Brilliant sarcasm detector invented

@ 2013/07/09
A French company has come up with a tool to tell if a person commenting on a post is being sarcastic.

Sarcasm is an art form which was never exported to the European colonies until the 18th century, which has meant the puritans who settled in the US had no supply of their own.

Now French company, Spotter, has developed an analytics tool which it thinks will help out.

Spotter says its clients include the Home Office, EU Commission and Dubai Courts where it is really important to tell if someone is being sarcastic.

According to the BBC the algorithm-based analytics software generates reputation reports based on social and traditional media material.

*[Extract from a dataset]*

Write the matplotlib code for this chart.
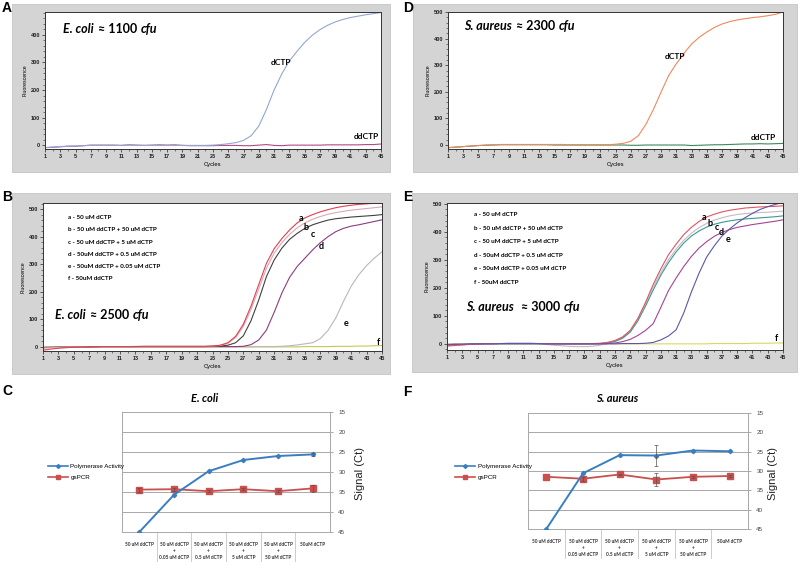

Spotter's UK sales director, Richard May, said the software uses a combination of linguistics, semantics and heuristics to create algorithms that generate reports about online reputation.

It claims it is able to identify sentiment with up to an 80 percent accuracy rate.

The algorithms had been developed to reflect various tones in 29 different languages including Chinese, Russian and Arabic.

He said that while it was still not fool proof it could at least spot sarcasm better than someone from the Bible Belt.

"But five years ago you couldn't get this level of accuracy - we were at the 50 per cent mark," he told the Beeb.

One of the most common subjects for sarcasm was bad service, such as delayed journeys.

One of his clients is Air France. If someone has a delayed flight, they will tweet, 'Thanks Air France for getting us into London two hours late'. For a while now the computer would have thought the passenger was thanking them.

Spotter charged a minimum of £1,000 per month for its services, which sounds like money well spent.

It would be handy for Americans visiting Rome who are always told that they are shy and retiring and much more historically aware than other visitors to the Italian capital.